Some Project Manager pitfalls
- Some people will confidently talk about the x-million $-project they have run, or how long they have been an ‘Production Manager’. That means that they think they know these fields, however, they might have been extremely successful in these jobs, but not because of their Project Management or Production Management skills. Circumstances, luck, great skills in one field crucial for that particular undertaking and many other factors might all have compensated for a lack of Project Management skills. A real Project Manager will give a certain assurance that ‘regular problems’ will be dealt with. I have sailed across The Channel, but trust me, I am not a good sailor.
- A large Project only needs one captain – although I have also seen cases where multiple captains on a ship did work – which means that typically the Project Lead is ‘boss’. The Project Management Officer might have the ‘functional’-leadership on the ‘How’ but that virtually always should be subservient to the ‘task’-leadership of the ‘What’ represented by the Domain. Typically, a PMO is one salary group lower than a Lead, but there is no necessity to that.

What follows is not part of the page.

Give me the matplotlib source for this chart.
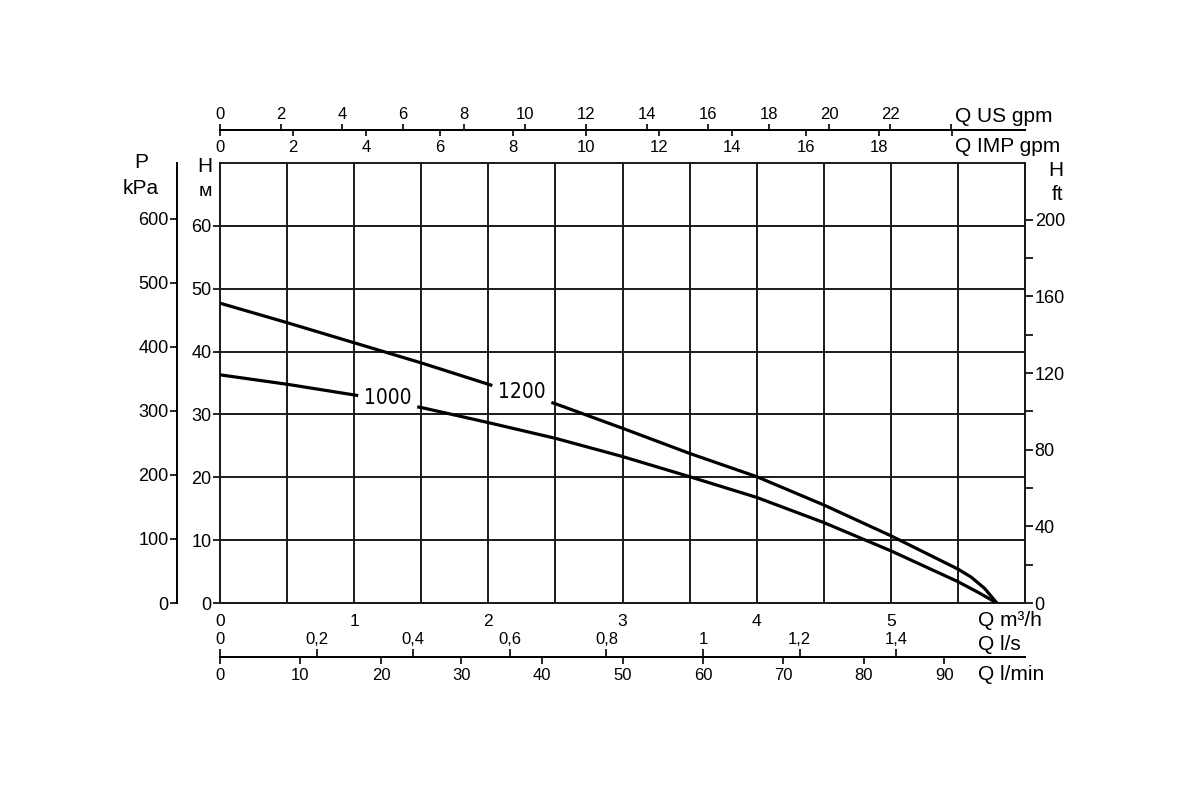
import numpy as np
import matplotlib
matplotlib.use("Agg")
import matplotlib.pyplot as plt
from matplotlib import font_manager

# ---------------- data ----------------
q_1000 = [0.0, 0.5, 1.0, 1.03, 1.47, 1.5, 2.0, 2.5, 3.0, 3.5, 4.0, 4.5, 5.0, 5.5, 5.65, 5.79]
h_1000 = [36.3, 34.8, 33.1, 33.0, 31.2, 31.1, 28.7, 26.2, 23.3, 20.1, 16.8, 12.8, 8.3, 3.4, 1.7, 0.0]
q_1200 = [0.0, 0.5, 1.0, 1.5, 2.0, 2.03, 2.47, 2.5, 3.0, 3.5, 4.0, 4.5, 5.0, 5.5, 5.6, 5.7, 5.79]
h_1200 = [47.7, 44.6, 41.4, 38.2, 34.8, 34.6, 31.9, 31.7, 27.8, 23.8, 20.1, 15.6, 10.7, 5.4, 4.1, 2.3, 0.0]
label_1000 = "1000"
label_1200 = "1200"
gap_1000 = (1.03, 1.47)
gap_1200 = (2.03, 2.47)

main_xticks = [0, 1, 2, 3, 4, 5]
h_m_ticks = [0, 10, 20, 30, 40, 50, 60]
kpa_ticks = [0, 100, 200, 300, 400, 500, 600]
ft_major = [0, 40, 80, 120, 160, 200]
ft_minor = [20, 60, 100, 140, 180]
us_gpm_ticks = list(range(0, 25, 2))
us_gpm_labels = [str(v) for v in range(0, 23, 2)] + [""]
imp_gpm_ticks = list(range(0, 21, 2))
imp_gpm_labels = [str(v) for v in range(0, 19, 2)] + [""]
ls_ticks = [0, 0.2, 0.4, 0.6, 0.8, 1.0, 1.2, 1.4]
ls_labels = ["0", "0,2", "0,4", "0,6", "0,8", "1", "1,2", "1,4"]
lmin_ticks = [0, 10, 20, 30, 40, 50, 60, 70, 80, 90]

M3H_TO_USGPM = 4.4029
M3H_TO_IMPGPM = 3.6662
M3H_TO_LS = 1 / 3.6
M3H_TO_LMIN = 1000 / 60
M_TO_KPA = 9.81
M_TO_FT = 3.2808

# ---------------- fonts ----------------
FONT = "Liberation Sans"
names = {f.name for f in font_manager.fontManager.ttflist}
if "Liberation Sans Narrow" in names:
    CURVE_FONT = dict(family="Liberation Sans Narrow", fontsize=17)
else:
    CURVE_FONT = dict(family="DejaVu Sans", fontstretch="condensed", fontsize=15)
plt.rcParams["font.family"] = [FONT, "DejaVu Sans"]

W, H = 1200, 800
fig = plt.figure(figsize=(12, 8), dpi=100)
fig.patch.set_facecolor("white")

def fx(px):
    return px / W

def fy(py):
    return 1 - py / H

L, R, T, B = 220, 1025, 163, 603
ax = fig.add_axes([fx(L), fy(B), (R - L) / W, (B - T) / H])
ax.set_xlim(0, 6)
ax.set_ylim(0, 70)

GRID_LW = 1.4
ax.set_xticks(np.arange(0, 6, 0.5))
ax.set_xticklabels([str(int(v)) if float(v).is_integer() else "" for v in np.arange(0, 6, 0.5)])
ax.set_yticks(h_m_ticks)
ax.grid(True, color="#1a1a1a", lw=GRID_LW)
ax.set_axisbelow(True)
ax.tick_params(axis="x", length=0, pad=8, labelsize=12.5)
ax.tick_params(axis="y", length=5, width=1.2, direction="out", pad=1, labelsize=13)
for s in ax.spines.values():
    s.set_linewidth(GRID_LW)
    s.set_color("#1a1a1a")

# curves with gaps for labels
def draw_curve(q, h, gap):
    q = np.asarray(q); h = np.asarray(h)
    left = q <= gap[0]
    right = q >= gap[1]
    ax.plot(q[left], h[left], color="black", lw=2.3, solid_capstyle="butt", zorder=3)
    ax.plot(q[right], h[right], color="black", lw=2.3, solid_capstyle="butt", zorder=3)

draw_curve(q_1000, h_1000, gap_1000)
draw_curve(q_1200, h_1200, gap_1200)
ax.text((gap_1000[0] + gap_1000[1]) / 2, 32.6, label_1000, ha="center", va="center", **CURVE_FONT)
ax.text((gap_1200[0] + gap_1200[1]) / 2, 33.6, label_1200, ha="center", va="center", **CURVE_FONT)

# right: H ft
sec_ft = ax.secondary_yaxis("right", functions=(lambda m: m * M_TO_FT, lambda f: f / M_TO_FT))
sec_ft.set_ticks(ft_major)
sec_ft.set_ticks(ft_minor, minor=True)
sec_ft.tick_params(which="both", length=6, width=1.2, direction="out", pad=1, labelsize=13)
sec_ft.spines["right"].set_linewidth(GRID_LW)

# left: P kPa
loc_p = (177 - L) / (R - L)
sec_p = ax.secondary_yaxis(loc_p, functions=(lambda m: m * M_TO_KPA, lambda p: p / M_TO_KPA))
sec_p.set_ticks(kpa_ticks)
sec_p.tick_params(length=5, width=1.2, direction="out", pad=1, labelsize=13)
sec_p.spines["left"].set_linewidth(GRID_LW)

# top: US gpm (above) and IMP gpm (below)
loc_top = (B - 130) / (B - T)
sec_us = ax.secondary_xaxis(loc_top, functions=(lambda q: q * M3H_TO_USGPM, lambda g: g / M3H_TO_USGPM))
sec_us.set_ticks(us_gpm_ticks, labels=us_gpm_labels)
sec_us.tick_params(length=4, width=1.2, direction="out", pad=2, labelsize=12)
sec_imp = ax.secondary_xaxis(loc_top, functions=(lambda q: q * M3H_TO_IMPGPM, lambda g: g / M3H_TO_IMPGPM))
sec_imp.set_alignment("bottom")
sec_imp.set_ticks(imp_gpm_ticks, labels=imp_gpm_labels)
sec_imp.tick_params(length=4, width=1.2, direction="out", pad=3, labelsize=12)
for s in (sec_us, sec_imp):
    for sp in s.spines.values():
        sp.set_linewidth(GRID_LW)

# bottom: l/s (above) and l/min (below)
loc_bot = (B - 657) / (B - T)
sec_ls = ax.secondary_xaxis(loc_bot, functions=(lambda q: q * M3H_TO_LS, lambda v: v / M3H_TO_LS))
sec_ls.set_alignment("top")
sec_ls.set_ticks(ls_ticks, labels=ls_labels)
sec_ls.tick_params(length=6, width=1.2, direction="out", pad=1, labelsize=12)
sec_lmin = ax.secondary_xaxis(loc_bot, functions=(lambda q: q * M3H_TO_LMIN, lambda v: v / M3H_TO_LMIN))
sec_lmin.set_ticks(lmin_ticks)
sec_lmin.tick_params(length=5, width=1.2, direction="out", pad=3, labelsize=12)
for s in (sec_ls, sec_lmin):
    for sp in s.spines.values():
        sp.set_linewidth(GRID_LW)

# axis names
NAME_FS = 15
fig.text(fx(955), fy(116), "Q US gpm", ha="left", va="center", fontsize=NAME_FS)
fig.text(fx(955), fy(146), "Q IMP gpm", ha="left", va="center", fontsize=NAME_FS)
fig.text(fx(978), fy(620), "Q m³/h", ha="left", va="center", fontsize=NAME_FS)
fig.text(fx(978), fy(645), "Q l/s", ha="left", va="center", fontsize=NAME_FS)
fig.text(fx(978), fy(675), "Q l/min", ha="left", va="center", fontsize=NAME_FS)
fig.text(fx(141), fy(163), "P", ha="center", va="center", fontsize=NAME_FS)
fig.text(fx(141), fy(188), "kPa", ha="center", va="center", fontsize=NAME_FS)
fig.text(fx(205), fy(167), "H", ha="center", va="center", fontsize=NAME_FS)
fig.text(fx(205), fy(191), "м", ha="center", va="center", fontsize=NAME_FS - 1)
fig.text(fx(1063), fy(170), "H", ha="right", va="center", fontsize=NAME_FS)
fig.text(fx(1063), fy(194), "ft", ha="right", va="center", fontsize=NAME_FS)

fig.savefig("out.png", dpi=100, facecolor="white")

- Similarly, if a large project is run by a junior Project Manager, that does not necessarily mean that the Project runs afoul. The Sponsor just should acknowledge the discrepancy and take supporting measures: the Project Manager might be sent to a course, a coach might be provided, some extra expertise might be brought into the Project Team, more frequent Review Committees, and sometimes she just has to take a risk. Now if that situation persists for a longer period of time and the Project(s) are successful, it might become time to re-assess the qualities of the Project Manager who has apparently proven herself ‘in battle’.